◆ **EXERCISE TASK**
Begin with the first line of the material and write out each line exactly, ending with the line that contains "0.5735,0.5739,0.5746,0.5760,0.5799];". Pictures are not part of the copy.
:::
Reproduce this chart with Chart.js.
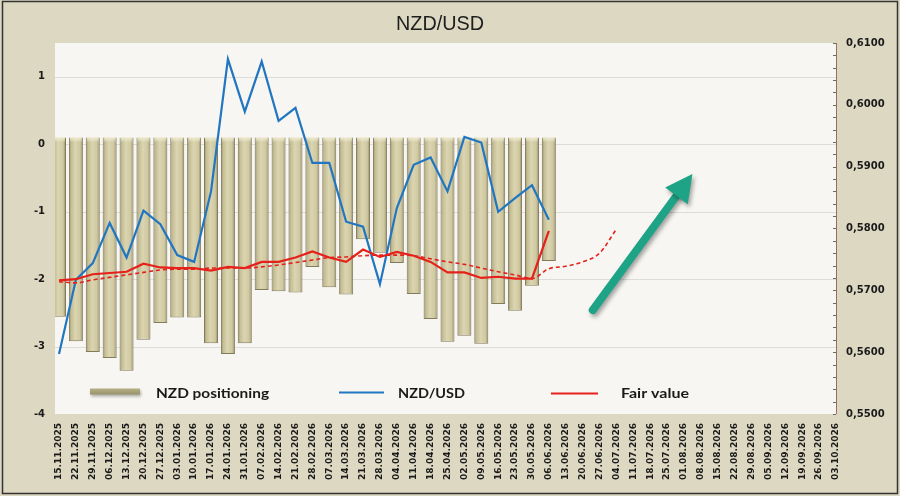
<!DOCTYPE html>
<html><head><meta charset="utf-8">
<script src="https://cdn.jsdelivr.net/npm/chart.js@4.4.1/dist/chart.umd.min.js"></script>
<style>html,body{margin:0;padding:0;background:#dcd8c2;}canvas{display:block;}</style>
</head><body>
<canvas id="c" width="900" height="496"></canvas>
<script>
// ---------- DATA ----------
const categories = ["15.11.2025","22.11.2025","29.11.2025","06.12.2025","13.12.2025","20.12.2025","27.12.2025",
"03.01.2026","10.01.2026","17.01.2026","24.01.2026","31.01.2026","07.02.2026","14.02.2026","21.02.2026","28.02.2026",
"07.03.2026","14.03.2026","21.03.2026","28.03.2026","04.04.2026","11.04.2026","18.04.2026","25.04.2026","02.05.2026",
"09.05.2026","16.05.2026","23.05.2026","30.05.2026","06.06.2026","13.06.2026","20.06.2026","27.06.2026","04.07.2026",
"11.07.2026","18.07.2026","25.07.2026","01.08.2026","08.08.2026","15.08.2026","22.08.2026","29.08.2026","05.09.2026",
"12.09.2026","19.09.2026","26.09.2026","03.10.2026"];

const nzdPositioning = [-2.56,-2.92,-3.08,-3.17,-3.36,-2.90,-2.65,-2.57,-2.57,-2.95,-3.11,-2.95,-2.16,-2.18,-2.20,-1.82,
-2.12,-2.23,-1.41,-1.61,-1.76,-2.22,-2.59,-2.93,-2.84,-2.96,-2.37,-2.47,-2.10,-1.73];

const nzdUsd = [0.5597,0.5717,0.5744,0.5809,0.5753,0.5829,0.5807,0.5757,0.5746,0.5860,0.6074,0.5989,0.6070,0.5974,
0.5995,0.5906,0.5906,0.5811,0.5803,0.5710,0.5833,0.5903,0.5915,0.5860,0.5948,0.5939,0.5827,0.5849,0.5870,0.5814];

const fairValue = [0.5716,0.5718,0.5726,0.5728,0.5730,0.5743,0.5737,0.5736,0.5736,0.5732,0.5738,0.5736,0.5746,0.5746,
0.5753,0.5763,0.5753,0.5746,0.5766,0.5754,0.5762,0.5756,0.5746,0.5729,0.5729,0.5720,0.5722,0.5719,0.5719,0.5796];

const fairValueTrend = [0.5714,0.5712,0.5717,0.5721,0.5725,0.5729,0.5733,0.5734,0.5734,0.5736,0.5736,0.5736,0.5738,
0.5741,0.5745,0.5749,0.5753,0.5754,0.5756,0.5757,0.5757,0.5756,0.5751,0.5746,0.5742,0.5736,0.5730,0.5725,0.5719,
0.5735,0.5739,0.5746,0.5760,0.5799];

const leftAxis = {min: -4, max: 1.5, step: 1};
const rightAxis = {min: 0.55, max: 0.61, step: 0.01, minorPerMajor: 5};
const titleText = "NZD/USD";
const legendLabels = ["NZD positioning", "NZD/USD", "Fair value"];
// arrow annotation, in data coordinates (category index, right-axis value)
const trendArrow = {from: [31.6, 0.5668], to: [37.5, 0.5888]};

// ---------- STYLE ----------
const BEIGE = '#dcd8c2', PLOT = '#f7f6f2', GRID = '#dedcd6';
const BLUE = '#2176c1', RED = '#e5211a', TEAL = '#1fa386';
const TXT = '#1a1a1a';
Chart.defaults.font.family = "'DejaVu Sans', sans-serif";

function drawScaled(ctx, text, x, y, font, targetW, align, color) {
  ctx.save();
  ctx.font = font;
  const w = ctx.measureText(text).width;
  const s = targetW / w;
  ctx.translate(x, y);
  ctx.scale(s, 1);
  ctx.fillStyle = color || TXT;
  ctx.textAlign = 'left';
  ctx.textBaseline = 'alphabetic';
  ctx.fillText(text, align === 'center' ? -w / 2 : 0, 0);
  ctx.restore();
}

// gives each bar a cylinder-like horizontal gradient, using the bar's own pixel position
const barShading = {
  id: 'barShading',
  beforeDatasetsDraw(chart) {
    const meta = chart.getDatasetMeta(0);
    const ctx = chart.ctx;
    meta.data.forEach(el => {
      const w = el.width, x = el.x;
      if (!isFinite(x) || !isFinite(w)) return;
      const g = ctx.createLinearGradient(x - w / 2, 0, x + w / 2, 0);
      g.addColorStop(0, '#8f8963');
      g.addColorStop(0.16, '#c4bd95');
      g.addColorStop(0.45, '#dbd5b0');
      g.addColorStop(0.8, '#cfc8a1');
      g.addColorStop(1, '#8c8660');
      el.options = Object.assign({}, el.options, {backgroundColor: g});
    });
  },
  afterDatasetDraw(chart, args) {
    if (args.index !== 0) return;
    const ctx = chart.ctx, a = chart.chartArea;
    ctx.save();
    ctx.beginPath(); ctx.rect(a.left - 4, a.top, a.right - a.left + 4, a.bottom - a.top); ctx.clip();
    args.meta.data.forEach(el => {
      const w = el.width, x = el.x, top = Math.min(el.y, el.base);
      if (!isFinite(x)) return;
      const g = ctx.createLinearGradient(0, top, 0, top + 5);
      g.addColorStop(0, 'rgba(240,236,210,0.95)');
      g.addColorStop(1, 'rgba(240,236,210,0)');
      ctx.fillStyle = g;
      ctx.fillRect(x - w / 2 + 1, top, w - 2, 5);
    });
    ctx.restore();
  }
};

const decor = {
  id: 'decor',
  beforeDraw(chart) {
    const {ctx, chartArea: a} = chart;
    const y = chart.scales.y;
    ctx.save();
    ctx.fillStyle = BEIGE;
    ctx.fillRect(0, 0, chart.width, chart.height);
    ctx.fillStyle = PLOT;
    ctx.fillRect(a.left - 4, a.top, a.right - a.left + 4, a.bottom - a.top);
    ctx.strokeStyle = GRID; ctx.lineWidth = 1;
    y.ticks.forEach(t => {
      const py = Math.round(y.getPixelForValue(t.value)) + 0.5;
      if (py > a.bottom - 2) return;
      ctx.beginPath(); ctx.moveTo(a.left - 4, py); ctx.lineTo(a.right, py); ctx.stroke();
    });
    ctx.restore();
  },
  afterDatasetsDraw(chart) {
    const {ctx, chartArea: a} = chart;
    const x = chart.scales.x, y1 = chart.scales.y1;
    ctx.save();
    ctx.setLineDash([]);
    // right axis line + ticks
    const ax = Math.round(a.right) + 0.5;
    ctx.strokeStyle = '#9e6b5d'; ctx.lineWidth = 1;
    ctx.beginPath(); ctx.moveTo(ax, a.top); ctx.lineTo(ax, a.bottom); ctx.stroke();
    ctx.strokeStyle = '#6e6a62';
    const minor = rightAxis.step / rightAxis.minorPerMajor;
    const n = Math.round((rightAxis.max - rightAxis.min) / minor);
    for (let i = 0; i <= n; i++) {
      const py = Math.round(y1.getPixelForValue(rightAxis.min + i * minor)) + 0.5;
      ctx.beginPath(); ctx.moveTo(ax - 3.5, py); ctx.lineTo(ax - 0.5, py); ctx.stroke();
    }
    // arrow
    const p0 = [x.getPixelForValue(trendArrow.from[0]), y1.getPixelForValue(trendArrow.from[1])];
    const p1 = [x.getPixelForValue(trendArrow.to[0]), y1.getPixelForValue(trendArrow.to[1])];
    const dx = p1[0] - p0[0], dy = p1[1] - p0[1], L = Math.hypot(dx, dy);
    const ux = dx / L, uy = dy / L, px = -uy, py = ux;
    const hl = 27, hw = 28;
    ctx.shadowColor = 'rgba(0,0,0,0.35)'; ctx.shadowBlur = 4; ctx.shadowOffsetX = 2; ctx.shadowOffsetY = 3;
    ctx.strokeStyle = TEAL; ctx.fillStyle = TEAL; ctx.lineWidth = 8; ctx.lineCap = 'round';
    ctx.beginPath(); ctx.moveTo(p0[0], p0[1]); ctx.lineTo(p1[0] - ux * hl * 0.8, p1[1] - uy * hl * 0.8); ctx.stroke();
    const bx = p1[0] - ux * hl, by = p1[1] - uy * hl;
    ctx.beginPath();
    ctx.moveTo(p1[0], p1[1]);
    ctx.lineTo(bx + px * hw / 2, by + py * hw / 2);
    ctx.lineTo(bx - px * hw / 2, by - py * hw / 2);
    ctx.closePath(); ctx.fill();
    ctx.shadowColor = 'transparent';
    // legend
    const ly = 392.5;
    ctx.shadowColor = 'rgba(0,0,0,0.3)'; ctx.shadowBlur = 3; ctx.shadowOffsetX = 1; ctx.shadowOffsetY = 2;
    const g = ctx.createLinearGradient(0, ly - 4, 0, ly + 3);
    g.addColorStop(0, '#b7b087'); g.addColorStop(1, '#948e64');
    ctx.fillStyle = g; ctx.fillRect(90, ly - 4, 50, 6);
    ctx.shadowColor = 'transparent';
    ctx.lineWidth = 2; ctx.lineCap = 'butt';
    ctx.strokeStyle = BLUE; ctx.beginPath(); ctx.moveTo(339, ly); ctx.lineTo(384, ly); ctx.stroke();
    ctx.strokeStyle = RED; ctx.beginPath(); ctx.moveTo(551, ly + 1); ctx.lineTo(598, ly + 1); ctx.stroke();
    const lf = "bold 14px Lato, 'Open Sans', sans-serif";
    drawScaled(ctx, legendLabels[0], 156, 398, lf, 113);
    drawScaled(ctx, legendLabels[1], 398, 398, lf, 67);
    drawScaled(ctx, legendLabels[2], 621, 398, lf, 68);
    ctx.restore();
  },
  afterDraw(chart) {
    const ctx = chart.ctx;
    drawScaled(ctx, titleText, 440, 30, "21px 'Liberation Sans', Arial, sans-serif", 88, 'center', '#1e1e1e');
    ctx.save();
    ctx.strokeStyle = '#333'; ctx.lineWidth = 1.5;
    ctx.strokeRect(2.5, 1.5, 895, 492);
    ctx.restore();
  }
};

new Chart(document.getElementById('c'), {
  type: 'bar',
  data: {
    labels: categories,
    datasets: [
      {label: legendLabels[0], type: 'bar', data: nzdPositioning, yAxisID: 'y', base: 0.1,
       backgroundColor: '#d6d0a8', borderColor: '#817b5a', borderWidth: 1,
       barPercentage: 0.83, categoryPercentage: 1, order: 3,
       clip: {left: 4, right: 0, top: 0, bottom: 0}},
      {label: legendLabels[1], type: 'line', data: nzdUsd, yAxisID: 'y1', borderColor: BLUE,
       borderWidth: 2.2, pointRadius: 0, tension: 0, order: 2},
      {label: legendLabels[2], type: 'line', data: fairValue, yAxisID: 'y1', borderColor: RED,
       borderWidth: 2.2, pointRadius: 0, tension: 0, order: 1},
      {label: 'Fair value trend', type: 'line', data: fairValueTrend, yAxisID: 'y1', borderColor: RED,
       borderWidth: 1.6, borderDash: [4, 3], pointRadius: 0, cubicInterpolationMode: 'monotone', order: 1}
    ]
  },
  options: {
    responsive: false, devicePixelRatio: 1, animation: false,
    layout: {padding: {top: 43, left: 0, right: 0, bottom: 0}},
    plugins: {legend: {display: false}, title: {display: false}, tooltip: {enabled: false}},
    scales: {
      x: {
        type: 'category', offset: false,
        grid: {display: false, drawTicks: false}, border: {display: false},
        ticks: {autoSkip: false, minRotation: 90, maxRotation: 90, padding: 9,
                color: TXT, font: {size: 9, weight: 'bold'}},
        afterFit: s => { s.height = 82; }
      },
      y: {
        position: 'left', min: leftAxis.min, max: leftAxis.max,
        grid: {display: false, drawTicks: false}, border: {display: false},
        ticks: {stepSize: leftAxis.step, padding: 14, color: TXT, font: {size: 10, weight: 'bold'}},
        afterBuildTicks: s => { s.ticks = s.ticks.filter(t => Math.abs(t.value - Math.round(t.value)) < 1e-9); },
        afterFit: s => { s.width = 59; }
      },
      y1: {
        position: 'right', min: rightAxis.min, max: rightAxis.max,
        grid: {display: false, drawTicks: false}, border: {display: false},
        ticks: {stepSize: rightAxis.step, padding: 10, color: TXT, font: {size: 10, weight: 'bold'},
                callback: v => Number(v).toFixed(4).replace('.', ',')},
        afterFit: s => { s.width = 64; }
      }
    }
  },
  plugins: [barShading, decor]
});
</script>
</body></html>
:::
◆ **FINISHED TASK**
Reproduce this chart with Chart.js.
<!DOCTYPE html>
<html><head><meta charset="utf-8">
<script src="https://cdn.jsdelivr.net/npm/chart.js@4.4.1/dist/chart.umd.min.js"></script>
<style>html,body{margin:0;padding:0;background:#dcd8c2;}canvas{display:block;}</style>
</head><body>
<canvas id="c" width="900" height="496"></canvas>
<script>
// ---------- DATA ----------
const categories = ["15.11.2025","22.11.2025","29.11.2025","06.12.2025","13.12.2025","20.12.2025","27.12.2025",
"03.01.2026","10.01.2026","17.01.2026","24.01.2026","31.01.2026","07.02.2026","14.02.2026","21.02.2026","28.02.2026",
"07.03.2026","14.03.2026","21.03.2026","28.03.2026","04.04.2026","11.04.2026","18.04.2026","25.04.2026","02.05.2026",
"09.05.2026","16.05.2026","23.05.2026","30.05.2026","06.06.2026","13.06.2026","20.06.2026","27.06.2026","04.07.2026",
"11.07.2026","18.07.2026","25.07.2026","01.08.2026","08.08.2026","15.08.2026","22.08.2026","29.08.2026","05.09.2026",
"12.09.2026","19.09.2026","26.09.2026","03.10.2026"];

const nzdPositioning = [-2.56,-2.92,-3.08,-3.17,-3.36,-2.90,-2.65,-2.57,-2.57,-2.95,-3.11,-2.95,-2.16,-2.18,-2.20,-1.82,
-2.12,-2.23,-1.41,-1.61,-1.76,-2.22,-2.59,-2.93,-2.84,-2.96,-2.37,-2.47,-2.10,-1.73];

const nzdUsd = [0.5597,0.5717,0.5744,0.5809,0.5753,0.5829,0.5807,0.5757,0.5746,0.5860,0.6074,0.5989,0.6070,0.5974,
0.5995,0.5906,0.5906,0.5811,0.5803,0.5710,0.5833,0.5903,0.5915,0.5860,0.5948,0.5939,0.5827,0.5849,0.5870,0.5814];

const fairValue = [0.5716,0.5718,0.5726,0.5728,0.5730,0.5743,0.5737,0.5736,0.5736,0.5732,0.5738,0.5736,0.5746,0.5746,
0.5753,0.5763,0.5753,0.5746,0.5766,0.5754,0.5762,0.5756,0.5746,0.5729,0.5729,0.5720,0.5722,0.5719,0.5719,0.5796];

const fairValueTrend = [0.5714,0.5712,0.5717,0.5721,0.5725,0.5729,0.5733,0.5734,0.5734,0.5736,0.5736,0.5736,0.5738,
0.5741,0.5745,0.5749,0.5753,0.5754,0.5756,0.5757,0.5757,0.5756,0.5751,0.5746,0.5742,0.5736,0.5730,0.5725,0.5719,
0.5735,0.5739,0.5746,0.5760,0.5799];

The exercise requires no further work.